Obésité : les lobbys font la loi
En France, en 2016, dans le cadre de la prévention de l'obésité, la loi dite de "modernisation de notre système de santé" a introduit une très timide recommandation, en précisant que la mention des informations nutritionnelles obligatoires sur les étiquettes des aliments industriels « peut être accompagnée d'une présentation ou d'une expression complémentaire au moyen de graphiques ou de symboles » (1). C'est déjà beaucoup trop pour les lobbys agroalimentaires.

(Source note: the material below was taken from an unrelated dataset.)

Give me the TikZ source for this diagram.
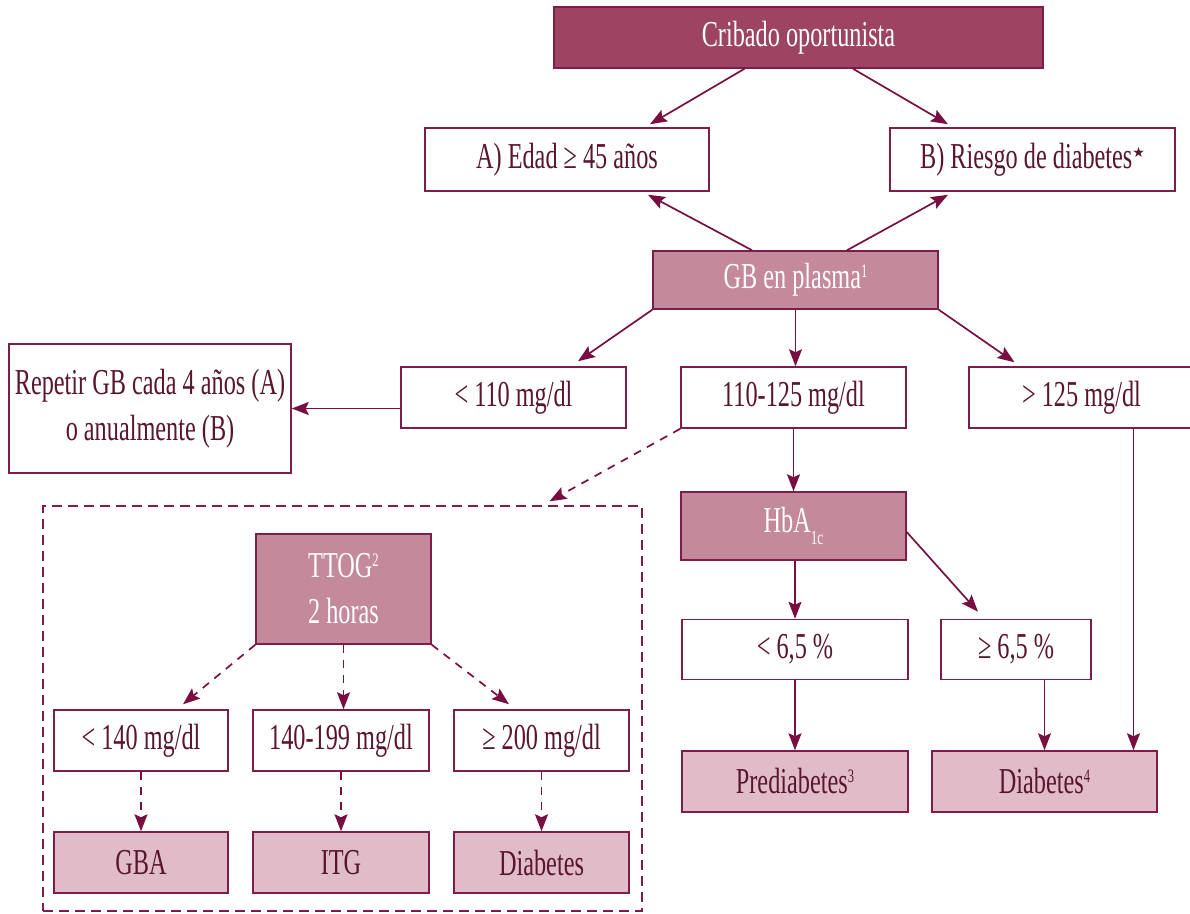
\documentclass[tikz,border=0pt]{standalone}
\usepackage{fontspec}
\setmainfont{Liberation Serif}[FakeStretch=0.665]
\newfontfamily\dejavu{DejaVu Sans}
\usetikzlibrary{arrows.meta,calc}
\definecolor{darkfill}{HTML}{9C4462}
\definecolor{medfill}{HTML}{C4899B}
\definecolor{lightfill}{HTML}{E0BCC8}
\definecolor{edgecol}{HTML}{7E1D4B}
\definecolor{arrcol}{HTML}{780F40}
\definecolor{txtcol}{HTML}{5A1530}
\newcommand{\supnum}[1]{\raisebox{0.32em}{\fontsize{19}{19}\selectfont #1}}
\begin{document}
\begin{tikzpicture}[x=1pt,y=-1pt,
  box/.style={draw=edgecol, line width=1.5pt, inner sep=0pt, align=center,
              font=\fontsize{36.5}{46}\selectfont},
  wbox/.style={box, fill=white, text=txtcol},
  dbox/.style={box, fill=darkfill, text=white},
  mbox/.style={box, fill=medfill, text=white},
  lbox/.style={box, fill=lightfill, text=txtcol},
  arrow/.style={draw=arrcol, line width=1.7pt, -{Stealth[length=17pt,width=13pt,inset=3pt]}},
  darrow/.style={arrow, dash pattern=on 8pt off 7pt},
]
\useasboundingbox (0,0) rectangle (1190,913);

% top part
\node[dbox, minimum width=489pt, minimum height=61pt] (crib) at (798.5,37.5) {Cribado oportunista};
\node[wbox, minimum width=284pt, minimum height=63pt] (A) at (567,159.5) {A) Edad ≥ 45 años};
\node[wbox, minimum width=285pt, minimum height=63pt] (B) at (1032.5,159.5) {B) Riesgo de diabetes\raisebox{0.3em}{\dejavu\fontsize{14}{14}\selectfont ★}};
\node[mbox, minimum width=285pt, minimum height=58pt] (gb) at (795.5,280) {GB en plasma\supnum{1}};
\node[wbox, minimum width=282pt, minimum height=129pt] (rep) at (150,408.5) {Repetir GB cada 4 años (A)\\o anualmente (B)};
\node[wbox, minimum width=225pt, minimum height=61pt] (lt110) at (513.5,397.5) {< 110 mg/dl};
\node[wbox, minimum width=225pt, minimum height=61pt] (mid) at (793.5,397.5) {110-125 mg/dl};
\node[wbox, minimum width=225pt, minimum height=61pt] (gt125) at (1081.5,397.5) {> 125 mg/dl};
\node[mbox, minimum width=225pt, minimum height=68pt] (hba) at (793.5,526) {HbA\raisebox{-0.35em}{\fontsize{20}{20}\selectfont 1c}};
\node[wbox, minimum width=226pt, minimum height=60pt] (lt65) at (795,649.5) {< 6,5 \%};
\node[wbox, minimum width=150pt, minimum height=60pt] (ge65) at (1016,649.5) {≥ 6,5 \%};
\node[lbox, minimum width=226pt, minimum height=61pt] (pre) at (795,781.5) {Prediabetes\supnum{3}};
\node[lbox, minimum width=225pt, minimum height=61pt] (diab) at (1044.5,781.5) {Diabetes\supnum{4}};

% dashed panel
\node[draw=edgecol, line width=1.4pt, dash pattern=on 10pt off 6pt, inner sep=0pt,
      minimum width=599pt, minimum height=405pt] (panel) at (342.5,708.5) {};
\node[mbox, minimum width=175pt, minimum height=110pt] (ttog) at (343.5,589) {TTOG\supnum{2}\\2 horas};
\node[wbox, minimum width=174pt, minimum height=61pt] (lt140) at (141,740.5) {< 140 mg/dl};
\node[wbox, minimum width=176pt, minimum height=61pt] (m140) at (341,740.5) {140-199 mg/dl};
\node[wbox, minimum width=175pt, minimum height=61pt] (ge200) at (541.5,740.5) {≥ 200 mg/dl};
\node[lbox, minimum width=174pt, minimum height=61pt] (gba) at (141,862.5) {GBA};
\node[lbox, minimum width=176pt, minimum height=61pt] (itg) at (341,862.5) {ITG};
\node[lbox, minimum width=175pt, minimum height=61pt] (diab2) at (541.5,862.5) {Diabetes};

% connectors, top part
\draw[arrow] ($(crib.south)+(-54,0)$) -- ($(A.north)+(83,-3)$);
\draw[arrow] ($(crib.south)+(54.5,0)$) -- ($(B.north)+(-84.5,-3)$);
\draw[arrow] ($(gb.north)+(-43.5,0)$) -- ($(A.south)+(81,3)$);
\draw[arrow] ($(gb.north)+(51.5,0)$) -- ($(B.south)+(-84.5,3)$);
\draw[arrow] (gb.south west) -- ($(lt110.north)+(64.5,-5)$);
\draw[arrow] (gb.south) -- (gb.south |- mid.north);
\draw[arrow] (gb.south east) -- ($(gt125.north)+(-67,-4)$);
\draw[arrow] (lt110.west |- rep.east) -- (rep.east);
\draw[darrow] (mid.south west) -- ($(panel.north)+(207,-4)$);
\draw[arrow] (mid.south) -- (mid.south |- hba.north);
\draw[arrow] ($(hba.east)+(0,6)$) -- ($(ge65.north)+(-38,-7)$);
\draw[arrow] (lt65.north |- hba.south) -- (lt65.north);
\draw[arrow] (lt65.south) -- (pre.north);
\draw[arrow] (diab.north |- ge65.south) -- (diab.north);
\coordinate (g1) at ($(gt125.south)+(52,0)$);
\draw[arrow] (g1) -- (g1 |- diab.north);

% connectors, dashed panel
\draw[darrow] (ttog.south west) -- ($(lt140.north)+(42,-5)$);
\draw[darrow] (ttog.south) -- (ttog.south |- m140.north);
\draw[darrow] (ttog.south east) -- ($(ge200.north)+(-32.5,-5)$);
\draw[darrow] (lt140.south) -- (gba.north);
\draw[darrow] (m140.south) -- (itg.north);
\draw[darrow] (ge200.south) -- (diab2.north);
\end{tikzpicture}
\end{document}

Le code à 5 couleurs le plus éprouvé
L'obésité, qui touche davantage les personnes de faible niveau socioéconomique, a des conséquences néfastes sur la santé (2). Parmi les moyens de prévention, les mentions nutritionnelles sur les aliments bénéficient davantage aux personnes les plus éduquées (3). La question d'une illustration simple pour aider à comprendre ces mentions est donc un enjeu de santé publique.
Dans un rapport officiel sur la nutrition et la lutte contre l'obésité datant de novembre 2013, son auteur, Serge Hercberg, avait fait une synthèse des expériences dans le monde et proposé un code à 5 couleurs (jaune, vert, orange, rose, rouge) pour aider les consommateurs à choisir parmi les aliments et inciter les industriels à améliorer leurs produits (4).
Ce code a été testé dans deux études, chez plus de 10 000 personnes chacune, publiées dans des revues internationales de nutrition. Il s'est avéré supérieur à d'autres codes et a été recommandé par le Haut conseil de la santé publique (5à7).
Remise à zéro
Dès le départ, les secteurs de l'agroalimentaire et de la distribution se sont opposés à ce code, notamment parce qu'il comportait la couleur rouge, et ont proposé diverses alternatives moins explicites (8).
Sur l'insistance du ministre de l'Agriculture, la ministre de la Santé a accepté de tout remettre à zéro en lançant une évaluation de divers codes. Sous le patronage et avec le financement des firmes et distributeurs du secteur, très présents aussi dans le comité scientifique (8,9). Au point que son président, aussi directeur général de l'Institut national de la santé et de la recherche médicale (Inserm), a démissionné du comité de pilotage (10).
Et pour parachever le tout, le lobby agroalimentaire a écrit au ministre de l'Agriculture pour demander l'arrêt des travaux de Serge Hercberg à l'Inserm sur les codes couleurs (10).
Le temps perdu à démontrer ce qui l'a déjà été est du temps perdu pour la santé des personnes.